Exercise directions
Working from the top of the listing below, retype each line through the line containing "vs. scattering angle", both included, with no pictures.

Data
__________
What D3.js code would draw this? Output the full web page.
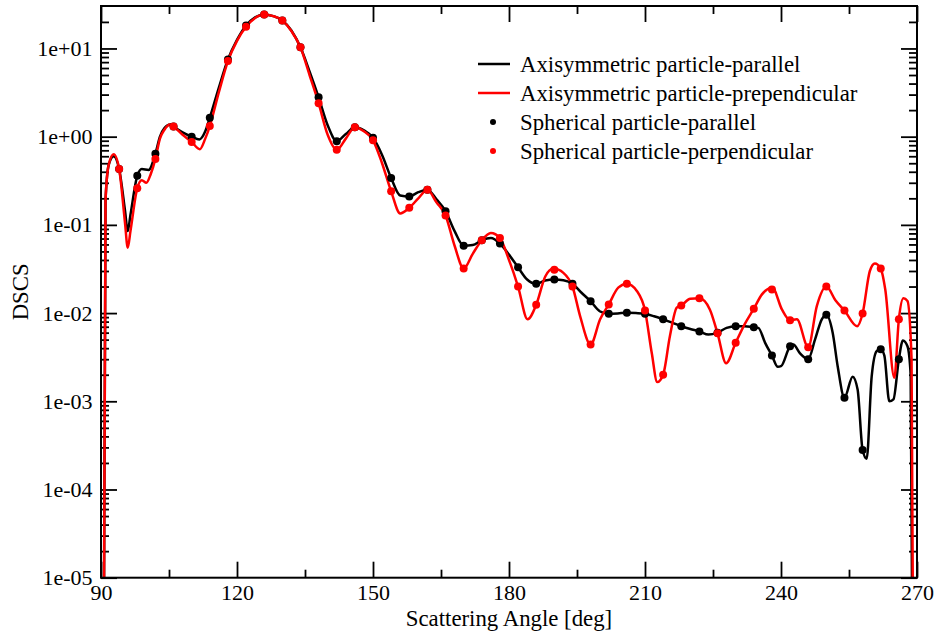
<!DOCTYPE html>
<html>
<head>
<meta charset="utf-8">
<script src="https://cdn.jsdelivr.net/npm/d3@7"></script>
<style>
  body { margin: 0; background: #fff; }
  text { font-family: "Liberation Serif", "Times New Roman", Times, serif; fill: #000; }
</style>
</head>
<body>
<svg id="chart" width="935" height="635"></svg>
<script>
// Differential scattering cross section vs. scattering angle

// ---- axis ticks ----
const angleTicks = [90, 120, 150, 180, 210, 240, 270];
const angleMinorTicks = [105, 135, 165, 195, 225, 255];
const dscsTicks = [1e-5, 1e-4, 1e-3, 1e-2, 1e-1, 1e0, 1e1];
const dscsTickLabels = ["1e-05", "1e-04", "1e-03", "1e-02", "1e-01", "1e+00", "1e+01"];

// ---- axisymmetric particle, parallel polarisation (curve) ----
const parAngles = [90, 91, 91.7, 92.8, 94, 95.3, 95.9, 96.5, 98, 99, 100.5, 102, 103, 104, 105.3, 106, 108, 110, 111.7, 113, 114, 116,
  118, 120, 122, 124, 126, 128, 130, 132, 134, 136, 138, 140, 142, 144, 146, 148, 150, 152, 154, 156,
  158, 160, 162, 164, 166, 168, 170, 172, 174, 176, 178, 180, 182, 184, 186, 188, 190, 192, 194, 196,
  198, 200, 202, 204, 206, 208, 210, 212, 214, 216, 218, 220, 222, 224, 226, 228, 230, 232, 234, 235,
  236.5, 238, 239.3, 240, 242, 242.7, 244.2, 246, 247.5, 249, 250, 251.4, 252.5, 254, 255.8, 256.9, 258, 258.9,
  260, 261.1, 262, 262.8, 263.9, 264.8, 266, 266.9, 267.9, 268.6, 270];
const parValues = [1e-14, 0.19, 0.48, 0.6, 0.43, 0.145, 0.085, 0.13, 0.36, 0.43, 0.42, 0.64, 1.0, 1.25, 1.37, 1.3, 1.12, 1.0, 0.93, 1.15, 1.64, 3.6,
  7.5, 12.5, 18.2, 22.5, 24.3, 23.3, 20.8, 16, 10.3, 5.5, 2.8, 1.35, 0.89, 1.07, 1.28, 1.18, 0.97, 0.62, 0.34, 0.215,
  0.21, 0.235, 0.25, 0.195, 0.143, 0.085, 0.058, 0.059, 0.067, 0.071, 0.0615, 0.046, 0.033, 0.024, 0.0215, 0.0234, 0.024, 0.0235, 0.0215, 0.017,
  0.0136, 0.0105, 0.0098, 0.0099, 0.0101, 0.01, 0.0098, 0.0092, 0.0085, 0.0078, 0.0071, 0.0066, 0.0062, 0.0057, 0.006, 0.0068, 0.0071, 0.0071, 0.0069, 0.0068,
  0.0046, 0.0033, 0.00246, 0.0025, 0.0042, 0.0044, 0.0035, 0.003, 0.005, 0.0085, 0.0096, 0.006, 0.0025, 0.0011, 0.0019, 0.00136, 0.00028, 0.000223,
  0.0019, 0.0037, 0.0039, 0.0033, 0.001, 0.00105, 0.003, 0.0049, 0.0042, 0.002, 1e-14];

// ---- axisymmetric particle, perpendicular polarisation (curve) ----
const perpAngles = [90, 91, 91.7, 92.8, 94, 95.3, 95.9, 96.5, 98, 99, 100, 101, 102, 103, 104, 105.2, 106, 108, 110, 111.8, 113, 114,
  116, 118, 120, 122, 124, 126, 128, 130, 132, 134, 136, 138, 140, 142, 144, 146, 148, 150, 152, 154,
  156, 158, 160, 162, 164, 166, 168, 170, 172, 174, 176, 178, 180, 182, 184.1, 186, 188, 189.8, 192, 194,
  195.7, 198, 200.1, 202, 204.1, 206, 208.2, 210, 211.5, 212.7, 214, 215.5, 217, 218, 220, 222, 224.3, 226, 227.9, 230,
  232, 234, 235.8, 238.1, 240.2, 242, 243.5, 246, 247.9, 250, 252, 254, 256.8, 258, 259.6, 260.7, 262, 263, 265, 266,
  267, 267.9, 268.8, 270];
const perpValues = [1e-14, 0.19, 0.48, 0.63, 0.43, 0.105, 0.055, 0.085, 0.26, 0.32, 0.30, 0.38, 0.56, 0.95, 1.2, 1.37, 1.3, 1.05, 0.87, 0.72, 0.95, 1.32,
  3.2, 7.2, 12.2, 17.6, 22.2, 24.3, 23.3, 20.8, 15.8, 10.3, 5.0, 2.4, 1.05, 0.71, 0.95, 1.28, 1.15, 0.91, 0.5, 0.24,
  0.135, 0.156, 0.2, 0.25, 0.18, 0.128, 0.058, 0.032, 0.047, 0.067, 0.081, 0.071, 0.04, 0.020, 0.0085, 0.0124, 0.026, 0.032, 0.0286, 0.020,
  0.0092, 0.0044, 0.0085, 0.0125, 0.0194, 0.0215, 0.0178, 0.0107, 0.0035, 0.00165, 0.002, 0.0055, 0.0115, 0.0122, 0.0145, 0.0147, 0.011, 0.0059, 0.0027, 0.0046,
  0.0075, 0.0112, 0.0163, 0.0194, 0.011, 0.0083, 0.0085, 0.0041, 0.012, 0.020, 0.014, 0.0107, 0.0071, 0.0099, 0.030, 0.0365, 0.032, 0.0185, 0.00185, 0.0085,
  0.0147, 0.0137, 0.003, 1e-14];

// ---- spherical particle (markers) ----
const sphereAngles = [94, 98, 102, 106, 110, 114, 118, 122, 126, 130, 134, 138, 142, 146, 150, 154, 158, 162, 166, 170, 174, 178,
  182, 186, 190, 194, 198, 202, 206, 210, 214, 218, 222, 226, 230, 234, 238, 242, 246, 250, 254, 258, 262, 266];
const sphereParallel = [0.43, 0.36, 0.64, 1.3, 1.0, 1.64, 7.5, 18.2, 24.3, 20.8, 10.3, 2.8, 0.89, 1.28, 0.97, 0.34, 0.21, 0.25, 0.143, 0.058, 0.067, 0.0615,
  0.033, 0.0215, 0.024, 0.0215, 0.0136, 0.0098, 0.0101, 0.0098, 0.0085, 0.0071, 0.0062, 0.006, 0.0071, 0.0069, 0.0033, 0.0042, 0.003, 0.0096, 0.0011, 0.00028, 0.0039, 0.003];
const spherePerpendicular = [0.43, 0.26, 0.56, 1.3, 0.87, 1.32, 7.2, 17.6, 24.3, 20.8, 10.3, 2.4, 0.71, 1.28, 0.91, 0.24, 0.156, 0.25, 0.128, 0.032, 0.067, 0.071,
  0.020, 0.0124, 0.031, 0.020, 0.0044, 0.0125, 0.0215, 0.0107, 0.002, 0.0122, 0.0147, 0.0059, 0.0046, 0.0112, 0.0185, 0.0083, 0.0041, 0.020, 0.0107, 0.0099, 0.032, 0.0085];

const legendItems = [
  { label: "Axisymmetric particle-parallel", kind: "line", color: "#000" },
  { label: "Axisymmetric particle-prependicular", kind: "line", color: "#ff0000" },
  { label: "Spherical particle-parallel", kind: "dot", color: "#000" },
  { label: "Spherical particle-perpendicular", kind: "dot", color: "#ff0000" }
];

// ---- layout ----
const width = 935, height = 635;
const margin = { top: 6, right: 18, bottom: 57.3, left: 101 };
const svg = d3.select("#chart");

const x = d3.scaleLinear().domain([90, 270]).range([margin.left, width - margin.right]);
const yMax = 30.3;
const y = d3.scaleLog().domain([1e-5, yMax]).range([height - margin.bottom, margin.top]);

const x0 = margin.left, x1 = width - margin.right;
const y0 = height - margin.bottom, y1 = margin.top;

// minor log ticks (2..9 per decade)
const dscsMinor = [];
for (let e = -5; e <= 1; e++) {
  for (let k = 2; k <= 9; k++) {
    const v = k * Math.pow(10, e);
    if (v < yMax * 0.98) dscsMinor.push(v);
  }
}

svg.append("defs").append("clipPath").attr("id", "plot-clip")
  .append("rect").attr("x", x0).attr("y", y1).attr("width", x1 - x0).attr("height", y0 - y1);

// ---- axes (ticks point inward on all four sides) ----
const tickStyle = g => {
  g.select(".domain").remove();
  g.selectAll(".tick line").attr("stroke", "#000").attr("stroke-width", 1.8);
  g.selectAll(".tick text").style("font-size", "22px").attr("fill", "#000");
};
const fmtAngle = d => String(d);
const fmtDscs = d => dscsTickLabels[dscsTicks.indexOf(d)];

svg.append("g").attr("transform", `translate(0,${y0})`)
  .call(d3.axisBottom(x).tickValues(angleTicks).tickFormat(fmtAngle).tickSizeInner(-16).tickSizeOuter(0).tickPadding(6.5))
  .call(tickStyle);
svg.append("g").attr("transform", `translate(0,${y0})`)
  .call(d3.axisBottom(x).tickValues(angleMinorTicks).tickFormat("").tickSizeInner(-8).tickSizeOuter(0))
  .call(tickStyle);
svg.append("g").attr("transform", `translate(0,${y1})`)
  .call(d3.axisTop(x).tickValues(angleTicks).tickFormat("").tickSizeInner(-16).tickSizeOuter(0))
  .call(tickStyle);
svg.append("g").attr("transform", `translate(0,${y1})`)
  .call(d3.axisTop(x).tickValues(angleMinorTicks).tickFormat("").tickSizeInner(-8).tickSizeOuter(0))
  .call(tickStyle);

svg.append("g").attr("transform", `translate(${x0},0)`)
  .call(d3.axisLeft(y).tickValues(dscsTicks).tickFormat(fmtDscs).tickSizeInner(-16).tickSizeOuter(0).tickPadding(8.5))
  .call(tickStyle);
svg.append("g").attr("transform", `translate(${x0},0)`)
  .call(d3.axisLeft(y).tickValues(dscsMinor).tickFormat("").tickSizeInner(-8).tickSizeOuter(0))
  .call(tickStyle);
svg.append("g").attr("transform", `translate(${x1},0)`)
  .call(d3.axisRight(y).tickValues(dscsTicks).tickFormat("").tickSizeInner(-16).tickSizeOuter(0))
  .call(tickStyle);
svg.append("g").attr("transform", `translate(${x1},0)`)
  .call(d3.axisRight(y).tickValues(dscsMinor).tickFormat("").tickSizeInner(-8).tickSizeOuter(0))
  .call(tickStyle);

// ---- curves ----
const plot = svg.append("g").attr("clip-path", "url(#plot-clip)");
const line = d3.line().x(d => x(d[0])).y(d => y(d[1])).curve(d3.curveMonotoneX);

plot.append("path").datum(d3.zip(parAngles, parValues))
  .attr("d", line).attr("fill", "none").attr("stroke", "#000").attr("stroke-width", 2.5).attr("stroke-linejoin", "round");
plot.append("path").datum(d3.zip(perpAngles, perpValues))
  .attr("d", line).attr("fill", "none").attr("stroke", "#ff0000").attr("stroke-width", 2.5).attr("stroke-linejoin", "round");

plot.append("g").selectAll("circle").data(d3.zip(sphereAngles, sphereParallel)).join("circle")
  .attr("cx", d => x(d[0])).attr("cy", d => y(d[1])).attr("r", 4).attr("fill", "#000");
plot.append("g").selectAll("circle").data(d3.zip(sphereAngles, spherePerpendicular)).join("circle")
  .attr("cx", d => x(d[0])).attr("cy", d => y(d[1])).attr("r", 4).attr("fill", "#ff0000");

// ---- frame ----
svg.append("rect").attr("x", x0).attr("y", y1).attr("width", x1 - x0).attr("height", y0 - y1)
  .attr("fill", "none").attr("stroke", "#000").attr("stroke-width", 2);

// ---- axis titles ----
svg.append("text").attr("x", (x0 + x1) / 2).attr("y", 626).attr("text-anchor", "middle")
  .style("font-size", "22.8px").text("Scattering Angle [deg]");
svg.append("text").attr("transform", `translate(28,${(y0 + y1) / 2}) rotate(-90)`).attr("text-anchor", "middle")
  .style("font-size", "22.8px").text("DSCS");

// ---- legend ----
const legend = svg.append("g").attr("transform", "translate(478,64)");
const rows = legend.selectAll("g").data(legendItems).join("g")
  .attr("transform", (d, i) => `translate(0,${i * 29})`);
rows.filter(d => d.kind === "line").append("line")
  .attr("x1", 0).attr("x2", 32).attr("y1", 0).attr("y2", 0)
  .attr("stroke", d => d.color).attr("stroke-width", 2.5);
rows.filter(d => d.kind === "dot").append("circle")
  .attr("cx", 15).attr("cy", 0).attr("r", 3).attr("fill", d => d.color);
rows.append("text").attr("x", 42).attr("y", 7.5).style("font-size", "22.8px").text(d => d.label);
</script>
</body>
</html>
__________
Reply to the task
What D3.js code would draw this? Output the full web page.
<!DOCTYPE html>
<html>
<head>
<meta charset="utf-8">
<script src="https://cdn.jsdelivr.net/npm/d3@7"></script>
<style>
  body { margin: 0; background: #fff; }
  text { font-family: "Liberation Serif", "Times New Roman", Times, serif; fill: #000; }
</style>
</head>
<body>
<svg id="chart" width="935" height="635"></svg>
<script>
// Differential scattering cross section vs. scattering angle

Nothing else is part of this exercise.